Task statement »
No pictures belong in the copy; return exactly the lines from the one with "Give me the Chart.js source for this chart." through the one with "0.309, 0.156, 0];", both ends included, and nothing else.
** Start **
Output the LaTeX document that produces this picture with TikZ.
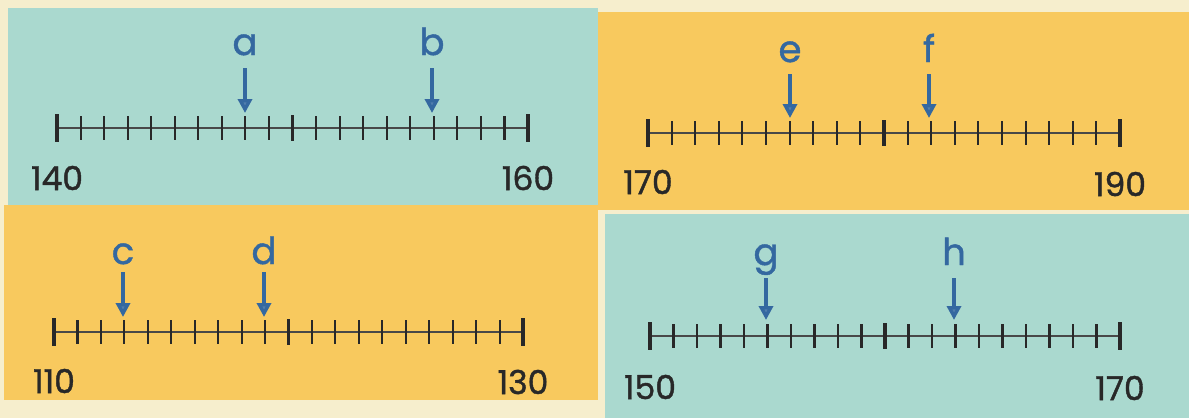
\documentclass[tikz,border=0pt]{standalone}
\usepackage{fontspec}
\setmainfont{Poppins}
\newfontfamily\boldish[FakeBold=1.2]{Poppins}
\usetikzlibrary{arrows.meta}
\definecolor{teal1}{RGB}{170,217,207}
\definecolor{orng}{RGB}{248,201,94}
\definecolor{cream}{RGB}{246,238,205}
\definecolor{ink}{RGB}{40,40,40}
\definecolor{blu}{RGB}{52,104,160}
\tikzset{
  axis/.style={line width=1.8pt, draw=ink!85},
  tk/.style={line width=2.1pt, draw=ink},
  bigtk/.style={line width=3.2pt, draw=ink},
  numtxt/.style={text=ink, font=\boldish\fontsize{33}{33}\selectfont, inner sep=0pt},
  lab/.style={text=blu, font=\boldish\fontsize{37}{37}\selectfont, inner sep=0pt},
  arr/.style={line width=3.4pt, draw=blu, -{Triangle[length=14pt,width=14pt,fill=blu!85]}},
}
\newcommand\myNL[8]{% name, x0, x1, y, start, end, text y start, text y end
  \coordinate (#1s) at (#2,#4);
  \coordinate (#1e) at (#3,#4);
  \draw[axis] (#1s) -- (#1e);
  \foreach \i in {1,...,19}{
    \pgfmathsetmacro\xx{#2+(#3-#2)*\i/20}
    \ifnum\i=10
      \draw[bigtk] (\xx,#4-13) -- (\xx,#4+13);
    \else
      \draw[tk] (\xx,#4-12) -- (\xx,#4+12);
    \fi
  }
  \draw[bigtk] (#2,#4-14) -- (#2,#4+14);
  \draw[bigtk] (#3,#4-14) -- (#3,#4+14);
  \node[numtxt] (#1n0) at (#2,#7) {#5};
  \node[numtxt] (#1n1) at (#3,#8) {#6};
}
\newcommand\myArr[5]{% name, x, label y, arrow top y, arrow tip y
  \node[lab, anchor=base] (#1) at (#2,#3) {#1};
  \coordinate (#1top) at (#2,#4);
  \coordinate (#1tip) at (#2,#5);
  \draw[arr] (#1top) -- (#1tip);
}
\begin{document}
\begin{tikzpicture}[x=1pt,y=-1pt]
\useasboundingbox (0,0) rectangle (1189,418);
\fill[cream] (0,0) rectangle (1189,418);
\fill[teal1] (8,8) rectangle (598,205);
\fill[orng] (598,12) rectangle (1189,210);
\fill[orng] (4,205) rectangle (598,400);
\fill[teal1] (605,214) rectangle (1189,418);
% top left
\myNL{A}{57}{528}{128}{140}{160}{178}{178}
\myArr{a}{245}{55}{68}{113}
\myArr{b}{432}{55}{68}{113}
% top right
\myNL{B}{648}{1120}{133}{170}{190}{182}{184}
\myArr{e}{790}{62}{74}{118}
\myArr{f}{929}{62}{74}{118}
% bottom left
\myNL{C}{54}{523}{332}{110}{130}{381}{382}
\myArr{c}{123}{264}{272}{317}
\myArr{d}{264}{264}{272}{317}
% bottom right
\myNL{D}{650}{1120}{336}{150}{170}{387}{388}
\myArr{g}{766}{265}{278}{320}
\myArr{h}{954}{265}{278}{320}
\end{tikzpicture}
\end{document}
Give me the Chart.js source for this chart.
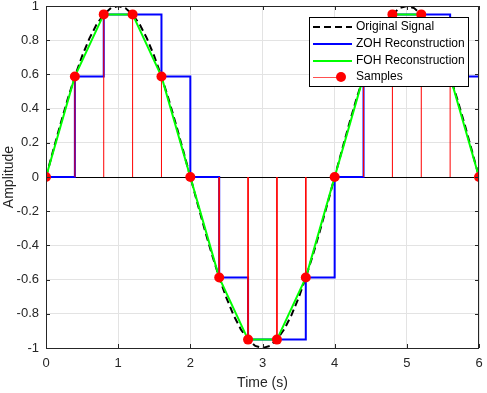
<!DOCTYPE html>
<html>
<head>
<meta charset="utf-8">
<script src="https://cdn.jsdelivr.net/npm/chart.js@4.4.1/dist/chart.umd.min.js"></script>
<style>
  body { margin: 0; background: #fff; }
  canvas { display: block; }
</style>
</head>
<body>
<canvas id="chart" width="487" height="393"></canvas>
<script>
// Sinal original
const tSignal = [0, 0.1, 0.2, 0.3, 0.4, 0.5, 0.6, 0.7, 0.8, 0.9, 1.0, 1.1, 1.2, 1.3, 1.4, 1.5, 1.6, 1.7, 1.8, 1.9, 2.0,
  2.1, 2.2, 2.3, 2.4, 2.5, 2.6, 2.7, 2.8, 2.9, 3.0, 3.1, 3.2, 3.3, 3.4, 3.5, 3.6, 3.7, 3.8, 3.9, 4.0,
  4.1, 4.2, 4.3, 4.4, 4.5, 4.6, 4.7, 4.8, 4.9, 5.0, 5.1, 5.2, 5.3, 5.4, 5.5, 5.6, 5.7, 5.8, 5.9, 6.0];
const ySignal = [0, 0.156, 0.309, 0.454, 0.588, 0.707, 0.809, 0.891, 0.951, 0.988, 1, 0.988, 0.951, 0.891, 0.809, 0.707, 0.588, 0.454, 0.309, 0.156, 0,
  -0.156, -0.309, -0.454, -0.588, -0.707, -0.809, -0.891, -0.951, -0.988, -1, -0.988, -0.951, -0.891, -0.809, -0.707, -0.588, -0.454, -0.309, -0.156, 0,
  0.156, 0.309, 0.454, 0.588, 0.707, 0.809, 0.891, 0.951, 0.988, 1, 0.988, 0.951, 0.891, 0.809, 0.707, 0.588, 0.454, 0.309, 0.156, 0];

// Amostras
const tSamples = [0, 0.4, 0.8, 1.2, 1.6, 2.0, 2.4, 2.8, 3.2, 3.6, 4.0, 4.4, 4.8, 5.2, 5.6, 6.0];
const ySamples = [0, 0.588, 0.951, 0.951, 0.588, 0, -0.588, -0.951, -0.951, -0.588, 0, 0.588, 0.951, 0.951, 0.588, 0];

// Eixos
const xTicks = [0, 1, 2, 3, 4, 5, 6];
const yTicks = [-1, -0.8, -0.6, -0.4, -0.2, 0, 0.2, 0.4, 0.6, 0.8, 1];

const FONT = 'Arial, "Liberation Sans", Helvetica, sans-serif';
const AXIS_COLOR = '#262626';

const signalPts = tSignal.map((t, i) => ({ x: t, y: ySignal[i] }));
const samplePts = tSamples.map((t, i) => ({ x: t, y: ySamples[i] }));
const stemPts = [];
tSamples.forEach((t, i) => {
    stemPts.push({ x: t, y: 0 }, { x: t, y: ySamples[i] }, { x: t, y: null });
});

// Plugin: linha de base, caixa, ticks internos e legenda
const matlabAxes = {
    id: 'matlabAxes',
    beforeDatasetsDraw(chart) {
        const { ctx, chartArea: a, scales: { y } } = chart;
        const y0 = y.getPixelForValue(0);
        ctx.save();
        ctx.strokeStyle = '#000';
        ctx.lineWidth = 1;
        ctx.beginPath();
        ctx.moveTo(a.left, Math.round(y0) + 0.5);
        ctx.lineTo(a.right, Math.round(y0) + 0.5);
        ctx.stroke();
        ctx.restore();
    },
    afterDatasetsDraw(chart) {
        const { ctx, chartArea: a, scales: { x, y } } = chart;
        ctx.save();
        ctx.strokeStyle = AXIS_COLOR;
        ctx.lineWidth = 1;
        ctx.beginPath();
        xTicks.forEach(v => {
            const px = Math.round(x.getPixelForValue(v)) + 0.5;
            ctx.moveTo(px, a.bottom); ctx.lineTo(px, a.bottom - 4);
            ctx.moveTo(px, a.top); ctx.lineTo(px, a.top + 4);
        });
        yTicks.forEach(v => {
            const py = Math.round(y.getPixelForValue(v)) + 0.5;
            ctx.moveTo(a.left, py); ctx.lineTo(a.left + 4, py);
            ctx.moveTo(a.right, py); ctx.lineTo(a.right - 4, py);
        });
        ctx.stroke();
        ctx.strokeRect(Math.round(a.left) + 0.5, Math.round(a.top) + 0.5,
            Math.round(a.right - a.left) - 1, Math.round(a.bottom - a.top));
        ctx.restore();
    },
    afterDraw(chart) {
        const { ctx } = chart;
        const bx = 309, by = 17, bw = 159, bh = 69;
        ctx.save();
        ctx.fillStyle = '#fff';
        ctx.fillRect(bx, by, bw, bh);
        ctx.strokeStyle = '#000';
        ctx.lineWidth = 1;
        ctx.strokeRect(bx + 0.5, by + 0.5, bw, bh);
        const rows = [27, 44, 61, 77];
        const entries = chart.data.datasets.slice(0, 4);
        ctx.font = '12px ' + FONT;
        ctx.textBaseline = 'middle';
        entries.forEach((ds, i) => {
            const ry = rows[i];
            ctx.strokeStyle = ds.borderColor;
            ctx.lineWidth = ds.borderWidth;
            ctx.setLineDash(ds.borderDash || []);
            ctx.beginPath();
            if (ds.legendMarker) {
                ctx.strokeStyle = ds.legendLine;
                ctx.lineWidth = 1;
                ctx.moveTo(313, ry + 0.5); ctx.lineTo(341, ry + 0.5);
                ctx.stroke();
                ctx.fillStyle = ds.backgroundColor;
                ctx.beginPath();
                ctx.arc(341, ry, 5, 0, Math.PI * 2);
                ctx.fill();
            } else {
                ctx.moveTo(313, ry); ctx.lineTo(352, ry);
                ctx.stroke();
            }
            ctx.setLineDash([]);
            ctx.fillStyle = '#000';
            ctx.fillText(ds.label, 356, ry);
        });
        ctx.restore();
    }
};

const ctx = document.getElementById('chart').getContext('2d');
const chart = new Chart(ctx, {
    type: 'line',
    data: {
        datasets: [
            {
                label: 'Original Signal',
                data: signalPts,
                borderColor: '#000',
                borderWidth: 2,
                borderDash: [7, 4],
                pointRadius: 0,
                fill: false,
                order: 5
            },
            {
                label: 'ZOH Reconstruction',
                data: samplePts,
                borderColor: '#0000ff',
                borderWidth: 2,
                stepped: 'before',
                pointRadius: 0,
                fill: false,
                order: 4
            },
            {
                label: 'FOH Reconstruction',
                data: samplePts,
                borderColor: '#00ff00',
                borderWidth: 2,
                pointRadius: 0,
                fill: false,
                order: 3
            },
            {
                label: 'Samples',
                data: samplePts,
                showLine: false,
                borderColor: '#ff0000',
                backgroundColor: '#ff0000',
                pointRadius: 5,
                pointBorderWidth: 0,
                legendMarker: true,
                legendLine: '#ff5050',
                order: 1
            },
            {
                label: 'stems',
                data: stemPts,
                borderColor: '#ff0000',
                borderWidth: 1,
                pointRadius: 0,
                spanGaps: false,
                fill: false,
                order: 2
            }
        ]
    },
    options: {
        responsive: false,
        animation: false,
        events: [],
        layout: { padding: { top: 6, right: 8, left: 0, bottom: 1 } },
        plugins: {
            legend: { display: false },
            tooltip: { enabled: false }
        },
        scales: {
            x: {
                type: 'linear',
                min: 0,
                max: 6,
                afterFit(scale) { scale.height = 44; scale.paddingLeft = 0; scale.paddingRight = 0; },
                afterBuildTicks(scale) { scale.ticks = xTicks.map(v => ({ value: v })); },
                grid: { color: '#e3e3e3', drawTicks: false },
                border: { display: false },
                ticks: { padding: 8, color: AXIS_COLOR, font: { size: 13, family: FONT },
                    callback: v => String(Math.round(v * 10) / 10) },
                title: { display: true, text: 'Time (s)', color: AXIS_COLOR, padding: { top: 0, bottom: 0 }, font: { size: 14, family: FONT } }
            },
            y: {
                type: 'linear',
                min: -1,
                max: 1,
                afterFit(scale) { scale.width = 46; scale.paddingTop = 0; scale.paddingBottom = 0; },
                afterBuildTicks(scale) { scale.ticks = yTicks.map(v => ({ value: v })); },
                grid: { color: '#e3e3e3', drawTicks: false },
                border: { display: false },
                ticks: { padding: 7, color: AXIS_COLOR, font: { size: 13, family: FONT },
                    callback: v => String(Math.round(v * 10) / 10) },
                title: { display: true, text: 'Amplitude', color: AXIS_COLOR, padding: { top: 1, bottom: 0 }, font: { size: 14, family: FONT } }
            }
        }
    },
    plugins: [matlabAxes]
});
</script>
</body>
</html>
** End **
Response to this task »
Give me the Chart.js source for this chart.
<!DOCTYPE html>
<html>
<head>
<meta charset="utf-8">
<script src="https://cdn.jsdelivr.net/npm/chart.js@4.4.1/dist/chart.umd.min.js"></script>
<style>
  body { margin: 0; background: #fff; }
  canvas { display: block; }
</style>
</head>
<body>
<canvas id="chart" width="487" height="393"></canvas>
<script>
// Sinal original
const tSignal = [0, 0.1, 0.2, 0.3, 0.4, 0.5, 0.6, 0.7, 0.8, 0.9, 1.0, 1.1, 1.2, 1.3, 1.4, 1.5, 1.6, 1.7, 1.8, 1.9, 2.0,
  2.1, 2.2, 2.3, 2.4, 2.5, 2.6, 2.7, 2.8, 2.9, 3.0, 3.1, 3.2, 3.3, 3.4, 3.5, 3.6, 3.7, 3.8, 3.9, 4.0,
  4.1, 4.2, 4.3, 4.4, 4.5, 4.6, 4.7, 4.8, 4.9, 5.0, 5.1, 5.2, 5.3, 5.4, 5.5, 5.6, 5.7, 5.8, 5.9, 6.0];
const ySignal = [0, 0.156, 0.309, 0.454, 0.588, 0.707, 0.809, 0.891, 0.951, 0.988, 1, 0.988, 0.951, 0.891, 0.809, 0.707, 0.588, 0.454, 0.309, 0.156, 0,
  -0.156, -0.309, -0.454, -0.588, -0.707, -0.809, -0.891, -0.951, -0.988, -1, -0.988, -0.951, -0.891, -0.809, -0.707, -0.588, -0.454, -0.309, -0.156, 0,
  0.156, 0.309, 0.454, 0.588, 0.707, 0.809, 0.891, 0.951, 0.988, 1, 0.988, 0.951, 0.891, 0.809, 0.707, 0.588, 0.454, 0.309, 0.156, 0];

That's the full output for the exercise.